* BEGIN *
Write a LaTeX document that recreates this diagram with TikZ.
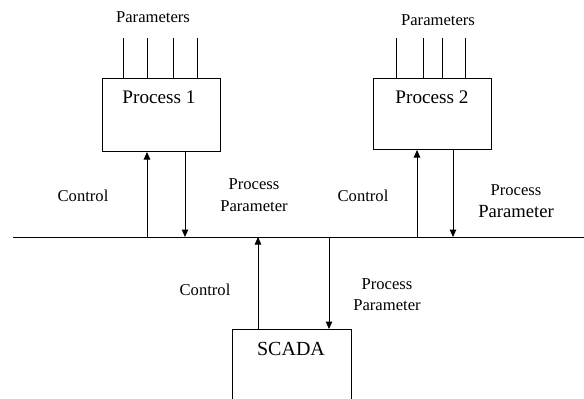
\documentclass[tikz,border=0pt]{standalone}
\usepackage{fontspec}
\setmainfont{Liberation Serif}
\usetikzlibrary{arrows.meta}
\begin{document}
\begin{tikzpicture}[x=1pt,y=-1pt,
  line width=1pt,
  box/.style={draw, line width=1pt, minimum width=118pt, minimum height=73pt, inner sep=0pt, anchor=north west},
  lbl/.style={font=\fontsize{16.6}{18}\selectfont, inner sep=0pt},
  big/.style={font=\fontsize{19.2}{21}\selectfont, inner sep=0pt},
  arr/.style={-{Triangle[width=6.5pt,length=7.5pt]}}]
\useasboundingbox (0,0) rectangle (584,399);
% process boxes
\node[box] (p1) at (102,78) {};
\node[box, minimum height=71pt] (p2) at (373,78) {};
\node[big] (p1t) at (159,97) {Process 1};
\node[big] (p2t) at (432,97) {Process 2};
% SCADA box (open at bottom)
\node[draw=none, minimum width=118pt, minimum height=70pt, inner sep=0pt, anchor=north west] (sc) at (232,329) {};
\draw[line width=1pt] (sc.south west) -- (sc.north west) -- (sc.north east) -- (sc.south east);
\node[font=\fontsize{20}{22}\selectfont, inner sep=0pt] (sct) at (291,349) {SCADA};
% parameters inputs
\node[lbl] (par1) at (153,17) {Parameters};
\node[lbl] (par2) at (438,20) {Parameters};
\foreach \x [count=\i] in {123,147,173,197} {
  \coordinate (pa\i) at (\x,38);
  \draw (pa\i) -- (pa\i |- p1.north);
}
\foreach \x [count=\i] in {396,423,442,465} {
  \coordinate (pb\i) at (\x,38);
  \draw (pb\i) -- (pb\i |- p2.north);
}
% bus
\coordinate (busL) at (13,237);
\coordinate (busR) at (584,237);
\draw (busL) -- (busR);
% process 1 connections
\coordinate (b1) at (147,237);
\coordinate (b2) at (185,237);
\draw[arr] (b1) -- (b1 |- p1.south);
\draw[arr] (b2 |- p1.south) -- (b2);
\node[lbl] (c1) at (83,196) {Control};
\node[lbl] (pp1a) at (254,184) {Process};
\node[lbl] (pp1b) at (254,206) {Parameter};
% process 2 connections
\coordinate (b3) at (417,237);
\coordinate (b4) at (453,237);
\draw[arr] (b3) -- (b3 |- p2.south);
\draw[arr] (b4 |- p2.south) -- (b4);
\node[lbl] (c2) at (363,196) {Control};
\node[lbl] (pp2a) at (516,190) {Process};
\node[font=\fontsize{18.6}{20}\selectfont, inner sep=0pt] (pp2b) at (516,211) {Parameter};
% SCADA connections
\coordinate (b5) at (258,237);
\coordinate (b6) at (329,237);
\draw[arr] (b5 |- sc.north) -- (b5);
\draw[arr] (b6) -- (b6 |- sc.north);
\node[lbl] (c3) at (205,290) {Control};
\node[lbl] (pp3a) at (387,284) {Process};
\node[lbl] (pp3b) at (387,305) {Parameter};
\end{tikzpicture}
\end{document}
* END *
* BEGIN *
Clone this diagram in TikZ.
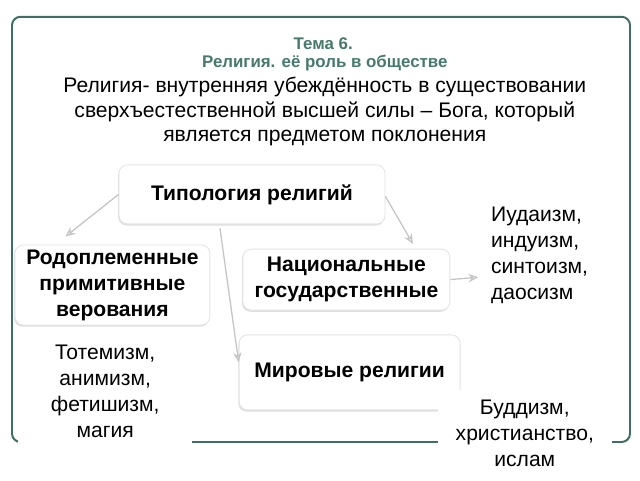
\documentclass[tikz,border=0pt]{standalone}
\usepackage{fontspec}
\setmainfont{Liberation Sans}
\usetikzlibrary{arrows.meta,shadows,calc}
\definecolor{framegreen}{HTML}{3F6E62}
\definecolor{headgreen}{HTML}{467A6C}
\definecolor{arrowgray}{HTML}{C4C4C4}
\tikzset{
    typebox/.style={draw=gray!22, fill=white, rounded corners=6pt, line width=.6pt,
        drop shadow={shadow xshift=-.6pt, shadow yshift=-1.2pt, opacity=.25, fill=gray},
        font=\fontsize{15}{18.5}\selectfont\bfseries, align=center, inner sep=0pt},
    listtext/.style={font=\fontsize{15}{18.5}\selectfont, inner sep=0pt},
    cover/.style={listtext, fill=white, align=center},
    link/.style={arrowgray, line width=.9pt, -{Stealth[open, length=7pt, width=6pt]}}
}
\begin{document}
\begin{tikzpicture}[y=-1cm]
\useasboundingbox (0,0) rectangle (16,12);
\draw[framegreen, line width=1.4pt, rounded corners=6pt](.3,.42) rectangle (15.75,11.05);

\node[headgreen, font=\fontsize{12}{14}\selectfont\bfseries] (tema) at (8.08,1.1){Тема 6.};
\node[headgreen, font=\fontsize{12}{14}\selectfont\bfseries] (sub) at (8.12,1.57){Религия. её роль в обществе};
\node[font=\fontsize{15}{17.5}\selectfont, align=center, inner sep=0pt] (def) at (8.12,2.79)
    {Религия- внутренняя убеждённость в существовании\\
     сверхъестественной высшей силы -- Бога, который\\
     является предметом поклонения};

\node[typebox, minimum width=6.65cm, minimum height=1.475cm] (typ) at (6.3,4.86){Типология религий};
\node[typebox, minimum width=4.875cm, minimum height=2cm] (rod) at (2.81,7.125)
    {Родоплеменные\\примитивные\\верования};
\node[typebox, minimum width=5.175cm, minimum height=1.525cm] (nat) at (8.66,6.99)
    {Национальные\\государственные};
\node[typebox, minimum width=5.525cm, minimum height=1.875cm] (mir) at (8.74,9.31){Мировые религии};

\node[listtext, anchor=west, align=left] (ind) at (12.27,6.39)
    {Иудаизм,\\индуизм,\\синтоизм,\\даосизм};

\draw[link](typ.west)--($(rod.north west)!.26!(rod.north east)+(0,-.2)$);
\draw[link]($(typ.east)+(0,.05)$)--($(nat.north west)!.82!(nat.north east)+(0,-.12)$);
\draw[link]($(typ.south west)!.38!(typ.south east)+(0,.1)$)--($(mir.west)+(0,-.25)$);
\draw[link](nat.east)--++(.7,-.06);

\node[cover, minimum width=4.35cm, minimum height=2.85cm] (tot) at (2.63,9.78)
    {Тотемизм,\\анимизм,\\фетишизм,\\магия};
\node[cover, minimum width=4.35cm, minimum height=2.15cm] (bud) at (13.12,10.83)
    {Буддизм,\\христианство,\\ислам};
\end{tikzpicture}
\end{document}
* END *
§ **REQUIREMENTS**:
Scan the listing above for the word "this" and show each line where it is found.

§ **WORKED SOLUTION**:
Write a LaTeX document that recreates this diagram with TikZ.
Clone this diagram in TikZ.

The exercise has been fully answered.